Since $ABCDEF$ is convex, points $A',B',C',D',E'$ lie on $\ell$ in this order. Denote $2x=A'B', y=B'C', z=C'D', 2t=D'E'$. Then $(\spadesuit)$ can be written as
$$\frac{(z+2t)(y+z)(2x+y)(2x+y+z+2t)}{xyzt}\ge 108.$$
This follows from AM-GM: just multiply the following:
\begin{align*}
z+2t &\ge 3z^{1/3}t^{2/3}, \\
y+z &\ge 2y^{1/2}z^{1/2}, \\
2x+y &\ge 3x^{2/3}y^{1/3}, \\
2x+y+z+2t &\ge 6x^{2/6}y^{1/6}z^{1/6}t^{2/6}.
\end{align*}
A: This problem had been posted here, but was deleted by the owner for an unspecified reason.  I flagged the moderators about this, but they didn't do anything.  Here is the same solution I gave in that link.

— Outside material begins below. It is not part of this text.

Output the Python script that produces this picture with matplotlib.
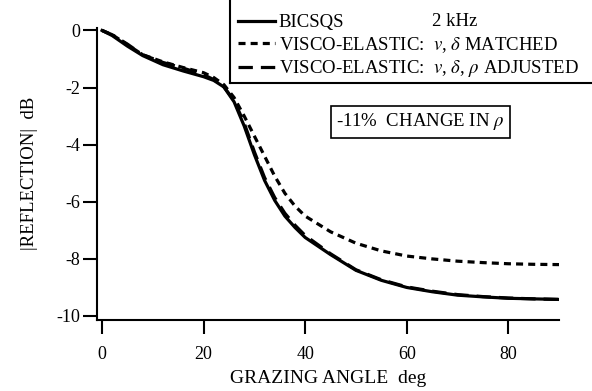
import matplotlib
matplotlib.use("Agg")
import matplotlib.pyplot as plt
from matplotlib.lines import Line2D

plt.rcParams['font.family'] = ['Liberation Serif', 'DejaVu Serif']
plt.rcParams['mathtext.fontset'] = 'stix'
plt.rcParams['axes.unicode_minus'] = False

# grazing angle (deg)
angle = [0, 2, 5, 8, 12, 16, 20, 22, 24, 26, 28, 30, 32, 34, 36, 38, 40,
         45, 50, 55, 60, 65, 70, 75, 80, 85, 90]
# BICSQS
bicsqs = [0, -0.18, -0.55, -0.88, -1.2, -1.42, -1.62, -1.75, -1.98, -2.5, -3.35,
          -4.35, -5.25, -5.95, -6.5, -6.9, -7.25, -7.85, -8.4, -8.75, -9.0,
          -9.15, -9.27, -9.33, -9.38, -9.4, -9.42]
# visco-elastic, v and delta matched
visco_matched = [0, -0.15, -0.5, -0.85, -1.1, -1.3, -1.48, -1.65, -1.9, -2.35, -3.0,
                 -3.7, -4.4, -5.1, -5.7, -6.15, -6.5, -7.05, -7.45, -7.72, -7.9,
                 -8.0, -8.08, -8.13, -8.17, -8.19, -8.2]
# visco-elastic, v, delta, rho adjusted
visco_adjusted = [0, -0.15, -0.48, -0.85, -1.12, -1.32, -1.55, -1.72, -1.98, -2.45,
                  -3.25, -4.25, -5.15, -5.85, -6.4, -6.82, -7.18, -7.82, -8.38,
                  -8.73, -8.98, -9.13, -9.25, -9.32, -9.37, -9.4, -9.42]

xticks = [0, 20, 40, 60, 80]
yticks = [0, -2, -4, -6, -8, -10]

fs = 13.5
dotted = (0, (2.2, 1.6))
dashed = (0, (4.5, 2.5))

fig = plt.figure(figsize=(5.92, 3.91), dpi=100)
ax = fig.add_axes([97 / 592, 0.1816, 462 / 592, 0.7478])

ax.plot(angle, bicsqs, color='black', lw=2.3)
ax.plot(angle, visco_matched, color='black', lw=2.3, linestyle=dotted)
ax.plot(angle, visco_adjusted, color='black', lw=2.3, linestyle=dashed)

ax.set_xlim(-1, 90)
ax.set_ylim(-10.14, 0.1)
ax.set_xticks(xticks)
ax.set_yticks(yticks)
for s in ['top', 'right']:
    ax.spines[s].set_visible(False)
for s in ['left', 'bottom']:
    ax.spines[s].set_linewidth(1.5)
ax.tick_params(direction='out', length=10, width=1.5, labelsize=13)
ax.tick_params(axis='x', pad=9)
ax.tick_params(axis='y', pad=2)

ax.set_xlabel('GRAZING ANGLE  deg', fontsize=14, labelpad=5)
ax.set_ylabel('|REFLECTION|  dB', fontsize=fs, labelpad=13)

handles = [
    Line2D([], [], color='black', lw=2.3),
    Line2D([], [], color='black', lw=2.3, linestyle=dotted),
    Line2D([], [], color='black', lw=2.3, linestyle=dashed),
]
labels = [
    'BICSQS',
    r'VISCO-ELASTIC:  $v$, $\delta$ MATCHED',
    r'VISCO-ELASTIC:  $v$, $\delta$, $\rho$ ADJUSTED',
]
leg = fig.legend(handles, labels, loc='lower left',
                 bbox_to_anchor=(231 / 592, 1 - 86 / 391), fontsize=fs,
                 frameon=False, handlelength=2.0,
                 handletextpad=0.2, labelspacing=0.2, borderpad=0.35,
                 borderaxespad=0)
# legend box: only its left and bottom edges fall inside the picture
fig.add_artist(Line2D([230 / 592, 230 / 592], [1.0, 1 - 83 / 391],
                      transform=fig.transFigure, color='black', lw=1.5))
fig.add_artist(Line2D([230 / 592, 1.0], [1 - 83 / 391, 1 - 83 / 391],
                      transform=fig.transFigure, color='black', lw=1.5))
fig.text(432 / 592, 1 - 21 / 391, '2 kHz', fontsize=fs, va='center', zorder=10)

ax.text(62.7, -3.2, r'-11%  CHANGE IN $\rho$', fontsize=fs,
        ha='center', va='center',
        bbox=dict(boxstyle='square,pad=0.3', fc='white', ec='black', lw=1.2))

fig.savefig('out.png', dpi=100)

Ptolemy's theorem with $\square ABCD$ yields
$$AB\cdot CD+AD\cdot BC=AC\cdot BD.$$
Ptolemy's theorem with $\square ACDE$ yields
$$AC\cdot DE+EA\cdot CD=AD\cdot CE.$$
Hence,
$$AD=\frac{AC\cdot DE+EA\cdot CD}{CE}$$
so that
$$AC\cdot BD=AB\cdot CD+AD\cdot BC=AB\cdot CD+\left(\frac{AC\cdot DE+EA\cdot CD}{CE}\right)\cdot BC.$$
Hence
$$AC\cdot BD=AB\cdot CD+\frac{AC}{CE}(BC\cdot DE)+\frac{EA}{CE}(BC\cdot CD).$$
By AM-GM,
$$AC\cdot BD\geq 3\sqrt[3]{(AB\cdot CD)\left(\frac{AC}{CE}(BC\cdot DE)\right)\left(\frac{EA}{CE}(BC\cdot CD)\right)}=3\sqrt[3]{AB\cdot BC^2\cdot  CD^2\cdot DE\cdot \frac{AC\cdot EA}{CE^2}}.$$
This shows that
$$\sqrt[3]{\frac{AC^2\cdot BD^3\cdot CE^2}{EA}}\geq 3\sqrt[3]{AB\cdot BC^2\cdot CD^2\cdot DE}.$$
Similarly,
$$\sqrt[3]{\frac{BD^2\cdot CE^3\cdot DF^2}{FB}}\geq 3\sqrt[3]{BC\cdot CD^2\cdot DE^2\cdot EF},$$
$$\sqrt[3]{\frac{CE^2\cdot DF^3\cdot EA^2}{AC}}\geq 3\sqrt[3]{CD\cdot DE^2\cdot EF^2\cdot FA},$$
$$\sqrt[3]{\frac{DF^2\cdot EA^3\cdot FB^2}{BD}}\geq 3\sqrt[3]{DE\cdot EF^2\cdot FA^2\cdot AB},$$
$$\sqrt[3]{\frac{EA^2\cdot FB^3\cdot AC^2}{CE}}\geq 3\sqrt[3]{EF\cdot FA^2\cdot AB^2\cdot BC},$$
and
$$\sqrt[3]{\frac{FB^2\cdot AC^3\cdot BD^2}{DF}}\geq 3\sqrt[3]{FA\cdot AB^2\cdot BC^2\cdot CD}.$$
Multiplying all six inequalities above gives
$$(AC\cdot BD\cdot CE\cdot DF\cdot EA\cdot FB)^2\geq (27\cdot AB\cdot BC\cdot DE\cdot EF\cdot FA)^2\,,$$
which is equivalent to the required inequality.  The equality holds if and only if $ABCDEF$ is a regular hexagon.